Linear Algebra: Understanding Matrix as a Linear Transformation

[EnglsihLearner]

The matrix is an example of a Linear Transformation, because it takes one vector and turns it into another in a "linear" way.

Hi could you explain it what exactly the bold part suggest?

What is "another in a "linear" way"?

 

[WannabeNewton]

Actually any linear map between two finite dimensional vector spaces (over the same field) can be represented as a matrix so matrices aren't exactly "special" in that sense.
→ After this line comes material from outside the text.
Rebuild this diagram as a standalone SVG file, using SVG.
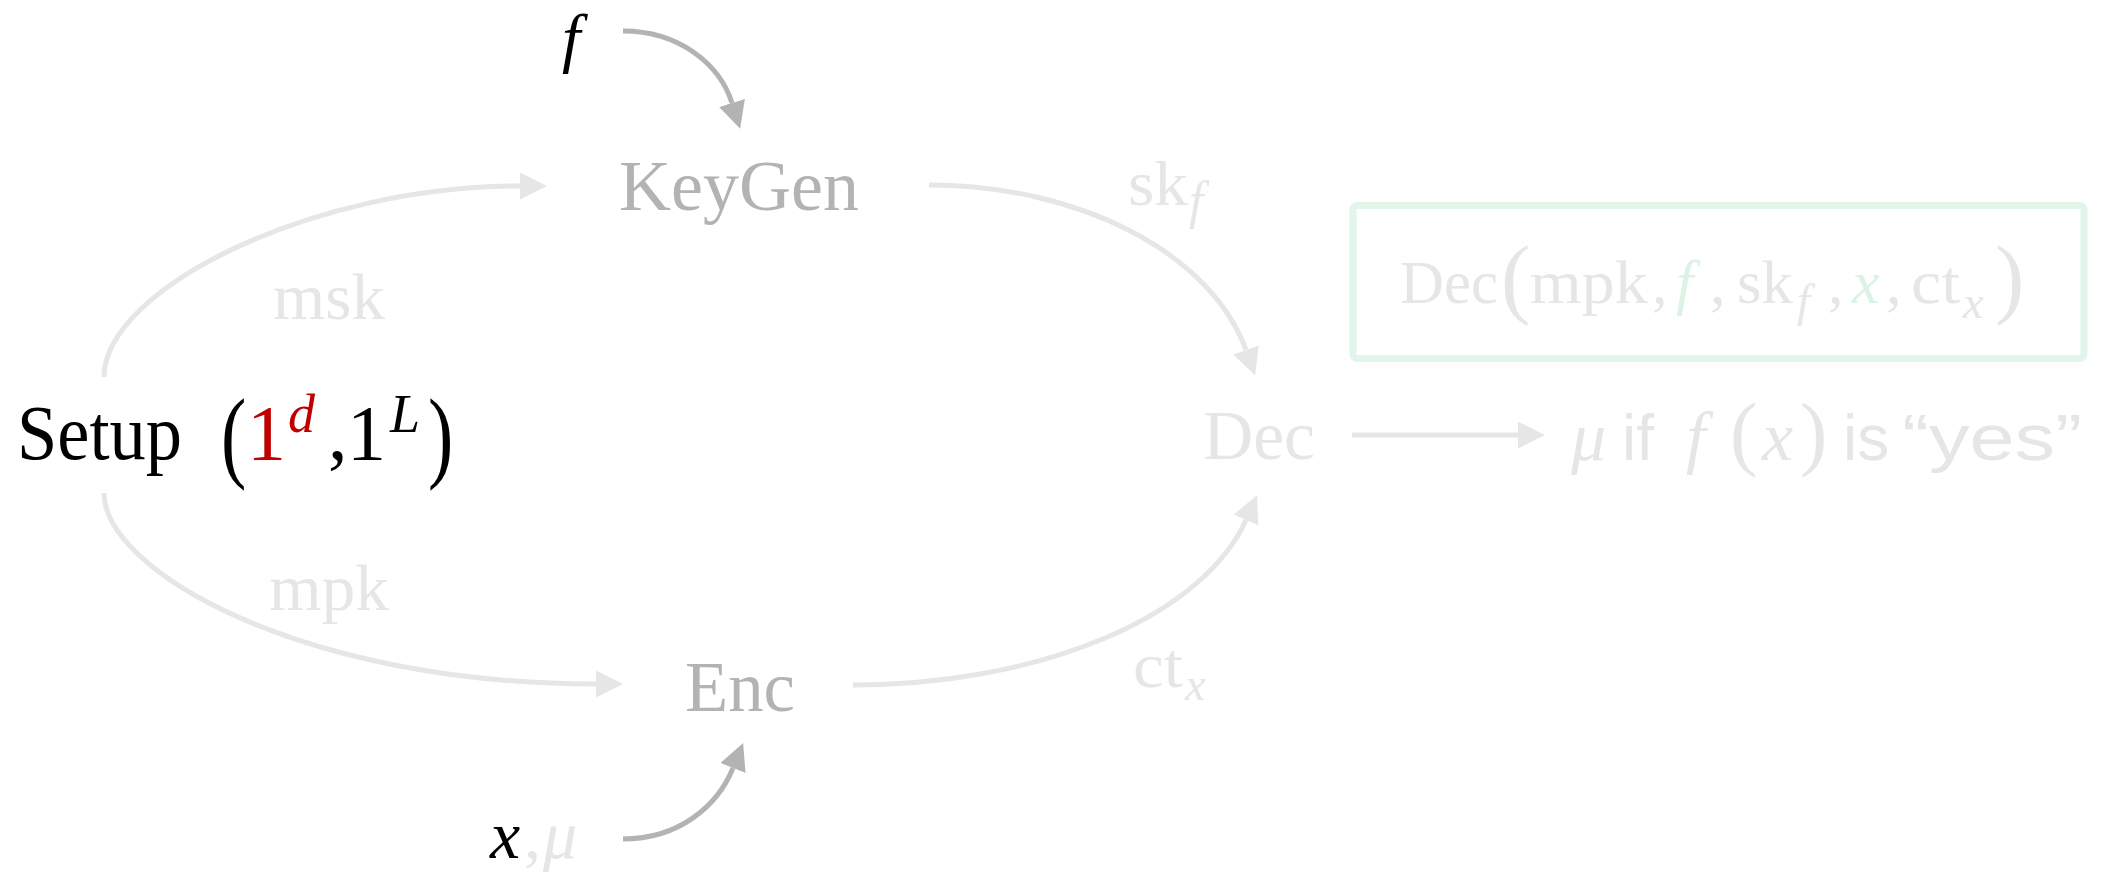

A linear map $L: V \rightarrow W$ sends vectors in $V$ to vectors in $W$ such that $L$ preserves addition and scalar multiplication from one vector space to the other.

 

[Fredrik]

A linear transformation is a map $f:U\to V$ such that U and V are vector spaces over the same field F (typically, $F=\mathbb R$ or $F=\mathbb C$), and
$$f(ax+by)=af(x)+bf(y)$$ for all $x,y\in X$ and all $a,b\in F$. If A is an n×n matrix, then the map $x\mapsto Ax$ is linear, because
$$A(ax+by)=aAx+bAy$$ for all n×1 matrices x,y and all real (or complex) numbers a,b.

Note that we can define a function f by defining f(x)=Ax for all n×1 matrices x. Since both the domain and codomain of f is a set whose elements are n×1 matrices to n×1 matrices, it can be said to "take a vector and turn it into another vector". When they say that it does so "in a linear way", they mean that the function is linear in the sense defined above.